The generator rotates through ten varieties, so you get an illithid threat with internal politics rather than ten identical squids. Most are standard elder-brain-bound flayers from an Underdark colony. Then come the exceptions that make illithids interesting: the ulitharid, a rare six-tentacled flayer groomed to grow into an elder brain itself; the alhoon, an illithid that chose lichdom over the brine pool and is hunted by its own kind for the heresy; the thoonhulk, a ceremorphosis that went wrong and left something half-host, half-monster; the rare illithid-vampire; the Far Realm-touched flayer warped by the place illithids came from; the Astral exile still fleeing the gith who once rose against them; and the Arcanist and Concentrator castes, mage and warrior.

The elder brain owns the name

The point of an illithid name is the bond behind it. A flayer's place in the hive, its caste, its feeding schedule, and its mission all flow from the elder brain it answers to, and the name encodes that allegiance: a colony-prefix marks where it belongs, a caste-suffix marks what it does. The dramatic illithids are the ones straining against the leash — the alhoon who fled the pool so its mind would stay its own, the thoonhulk whose dead host keeps surfacing, the ulitharid wondering whether it wants to be absorbed into the brain or replace it. The generator builds the name to show whether a flayer is a loyal limb or a defector.

How to use the names at the table

Use what serves the scene. A standard flayer needs only its name, its colony, and a hook to make a memorable encounter; an ulitharid on the verge of becoming an elder brain can carry an arc across a whole campaign. The backstories stay small, one ceremorphosis and one colony and one mission, so they fit under your plot, and the defector varieties (alhoon, thoonhulk, exile) give you an illithid the party might even bargain with.

What you get

Every roll returns a name with its colony-prefix and caste-suffix, a pronunciation note keyed to Deep Speech, an etymology that fixes the flayer's caste and allegiance, a backstory naming the host it grew from and the colony that owns it, a personality built from concrete habits (how it feeds, how it communes with the elder brain, what it makes of the humanoids around it), and a current situation for play. A syllable-masher gives you "Xulthoom" and stops.

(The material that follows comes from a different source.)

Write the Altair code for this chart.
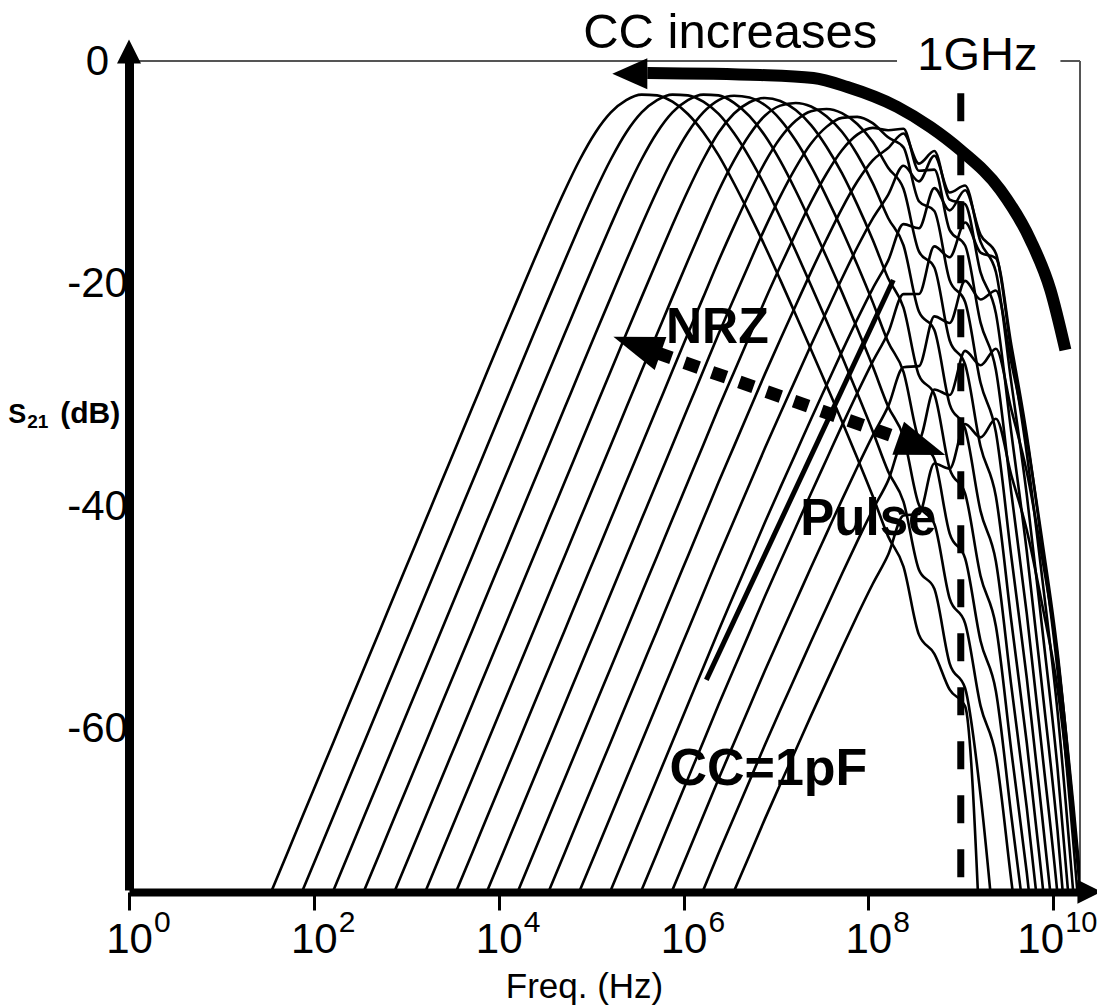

This one knows the difference between a loyal Concentrator and an alhoon on the run, and writes the name accordingly.

Frequently asked questions

Does the generator cover different illithid varieties, or just standard mind flayers?
It rotates through ten: standard elder-brain-bound flayers, ulitharids, alhoons (illithid-liches), thoonhulks (failed ceremorphosis), the rare illithid-vampire, Far Realm-touched flayers, Astral exiles, post-imperial colony survivors, and the Arcanist and Concentrator castes. Regenerate for a specific one.
Will the names use the guttural Deep Speech sound?
Yes. Illithid names lean on Deep Speech phonetics — hard consonant clusters, glottal stops marked with apostrophes, long vowels, clipped final stops — in the Yshig'ar, Qaal'thaak'n, Voor'rax'noth mould, and each comes with a pronunciation note.
Will the names work for D&D illithid villains?
Yes. The varieties come with the lore that makes a flayer a memorable antagonist: a colony and elder brain to answer to, a caste, a Far Realm or gith-pursuit thread, and defector hooks for alhoons and thoonhulks.
Could a thoonhulk be played as a PC?
Yes. A thoonhulk — a ceremorphosis that left the host's personality fighting the emerging illithid — makes a strong anti-hero or cursed-investigator concept for an Underdark or aberration campaign, where that fused dual identity is the whole roleplaying hook.
Why do the fields say 'backstory' and 'personality'?
Every generator shares one output schema. For a mind flayer, 'backstory' is the ceremorphosis, the colony and elder brain, the host species, the caste, and recent service; 'personality' is daily texture (how it feeds, how it communes with the brain, what it makes of humanoids); and 'plotHook' is its current situation.
Why does the same name appear twice?
Within a 24-hour window, results are cached per session seed. Click Generate again to force a fresh roll.